The UK’s Statutory Residence Rules (SRT) are a set of tests HMRC uses to determine an individual’s UK tax residence status.
Here’s a breakdown of the three critical components – the Automatic Overseas Tests; the Automatic UK Tests and the Sufficient Ties Test.
1. Automatic Overseas Tests
If you meet any of these tests, HMRC considers you automatically a non-UK resident (even if you meet other UK ties tests).
The tests include:
- You were a UK resident in one or more of the three previous tax years and spent at most 16 days in the UK in the current tax year.
- You were not a UK resident in the last three tax years and spent fewer than 46 days in the UK in the current year.
- You work full-time overseas (at least 35 hours a week) with no more than 30 work days in the UK.
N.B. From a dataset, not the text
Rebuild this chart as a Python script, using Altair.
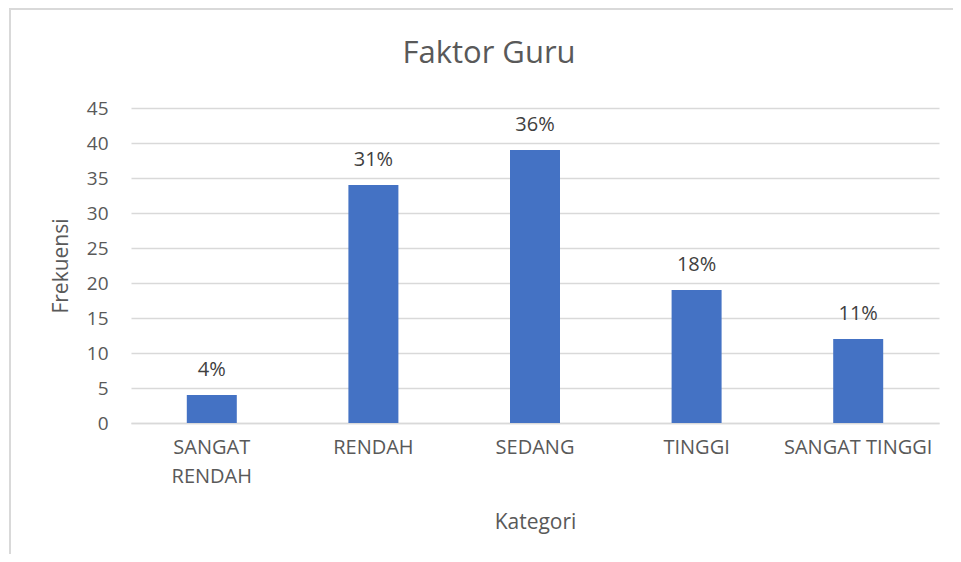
import altair as alt
import pandas as pd

categories = ["SANGAT RENDAH", "RENDAH", "SEDANG", "TINGGI", "SANGAT TINGGI"]
frekuensi = [4, 34, 39, 19, 12]
persen = ["4%", "31%", "36%", "18%", "11%"]
y_ticks = [0, 5, 10, 15, 20, 25, 30, 35, 40, 45]

df = pd.DataFrame({"Kategori": categories, "Frekuensi": frekuensi, "Persen": persen})

FONT = "Open Sans"
GRAY = "#595959"

x_enc = alt.X(
    "Kategori:N",
    sort=categories,
    scale=alt.Scale(paddingInner=0, paddingOuter=0),
    axis=alt.Axis(
        title="Kategori",
        labelAngle=0,
        labelFontSize=20,
        labelFont=FONT,
        labelColor=GRAY,
        labelPadding=14,
        labelLineHeight=29,
        labelExpr="datum.label == 'SANGAT RENDAH' ? ['SANGAT', 'RENDAH'] : datum.label",
        labelOverlap=False,
        ticks=False,
        domain=True,
        domainColor="#d9d9d9",
        domainWidth=1.5,
        titleFont=FONT,
        titleFontSize=21,
        titleFontWeight="normal",
        titleColor=GRAY,
        titlePadding=25,
    ),
)
y_enc = alt.Y(
    "Frekuensi:Q",
    scale=alt.Scale(domain=[0, 45], nice=False),
    axis=alt.Axis(
        title="Frekuensi",
        values=y_ticks,
        tickCount=10,
        labelOverlap=False,
        labelFontSize=19,
        labelFont=FONT,
        labelColor=GRAY,
        labelPadding=23,
        ticks=False,
        domain=False,
        gridColor="#d9d9d9",
        gridWidth=1.5,
        titleFont=FONT,
        titleFontSize=21,
        titleFontWeight="normal",
        titleColor=GRAY,
        titlePadding=15,
    ),
)

bars = alt.Chart(df).mark_bar(size=50, color="#4472C4").encode(x=x_enc, y=y_enc)

labels = alt.Chart(df).mark_text(
    baseline="alphabetic", dy=-19, fontSize=20, font=FONT, color="#404040"
).encode(x=x_enc, y=y_enc, text="Persen:N")

border = alt.Chart(df).mark_rect(
    fill="transparent", stroke="#d9d9d9", strokeWidth=1.5, clip=False
).encode(
    x=alt.value(-121), x2=alt.value(840), y=alt.value(-99), y2=alt.value(500)
)

chart = (
    alt.layer(border, bars, labels)
    .properties(
        width=808,
        height=315,
        background="white",
        title=alt.TitleParams(
            "Faktor Guru",
            font=FONT,
            fontSize=31,
            fontWeight="normal",
            color=GRAY,
            anchor="middle",
            dx=-46,
            offset=-62,
        ),
        padding={"left": 123, "top": 100, "right": 14, "bottom": 131},
        autosize=alt.AutoSizeParams(type="none"),
    )
    .configure_view(stroke="transparent")
)

chart.save("out.html", embed_options={"renderer": "svg", "actions": False})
Please note, a “work day” counts as three or more hours, and you are present for no more than 90 days in the UK annually.
2. Automatic UK Tests
Next, if you pass any of these tests, HMRC will automatically consider you a UK resident.
The tests include:
- You spend 183 or more days in the UK in the tax year.
- Your only home is in the UK for 91 consecutive days or more, and you actually use it for at least 30 days a year. (This emboldened part is one of a few conditions that snookers the ITContracting.com reader hoping to shake off UK tax residency)
- You work full-time in the UK for 365 days with no significant break of 31 days or more.
3. Sufficient Ties Test
If you don’t meet any of the automatic tests, HMRC will assess your various ties to the UK to determine your residence status.
Ties include:
- Family ties (spouse/civil partner, minor children)
- Accommodation ties (having a place to live in the UK)
- Work ties (employment or self-employment in the UK)
- Other ties (e.g. UK bank accounts, memberships in UK clubs)
Then, at this stage, the question many often ask is:
Will being a non-tax resident be tax-beneficial?
The answer depends entirely on where you plan to relocate.
Bear in mind, UK tax laws include direct and indirect taxes and social security contributions.
– Direct taxes cover income tax, capital gains tax and IHT.
– Indirect tax includes Value Added Tax (VAT) and customs duties such as Road Fund licences, Fuel Duty and others.
Labour has said it won’t increase income tax rates and national insurance tax rates for five years.
But there have been repeated mentions in the press (quoting government sources) of a substantial ‘black hole’ in the UK’s public finances that needs plugging.
Autumn Budget 2024 will plug the £22bn black hole
This “£22billion” black hole (according to Labour) is set to inspire the chancellor to raise taxes at Autumn Budget 2024.
There are already whispers in Whitehall of incoming increases in IHT reductions to tax-free thresholds, and bringing Capital Gains Tax in line with Income Tax. Even imposing CGT on death has been mooted!
The CGT ‘exit tax’
Ominously for our ITContracting.com reader who is looking at life outside the UK in the least taxing way possible, there’s a risk that he and many others might be jumping out of the frying pan and into the fire.
Aware that some 9,500 millionaires are set to leave the UK in 2024 (according to the Henley Private Wealth Migration report), chancellor Reeves is reportedly eyeing a so-called ‘exit tax.’
This is the new name being given to a rumoured plan from the Treasury’s boss to put an end to the current CGT rule that permits entrepreneurs and investors to pay no capital gains tax on UK shares if they leave Britain for five years.
If this ‘exit tax’ or new CGT levy comes to pass, it will mean that leaving the UK will not be cost-free, even if such a decision to exit is due to extra costs in-country.
Finally, who needs a passport anyway?
So to those individuals who have a high income and assets (potentially including the ITContracting.com reader who inspired this piece), or if you’re an individual who plans to acquire such assets, all the signs are that now is the time to shift from the UK and into a lower-tax jurisdiction.
And crucially take this step before October 30th.
With the acronym ‘HMRC’ clearly already written on the wall for people with high incomes and accumulated wealth, what really remains to be seen is how long it will be before the new UK government follows the US practice of taxation following citizenship, in which case the only way to shed tax liability will be to renounce your passport.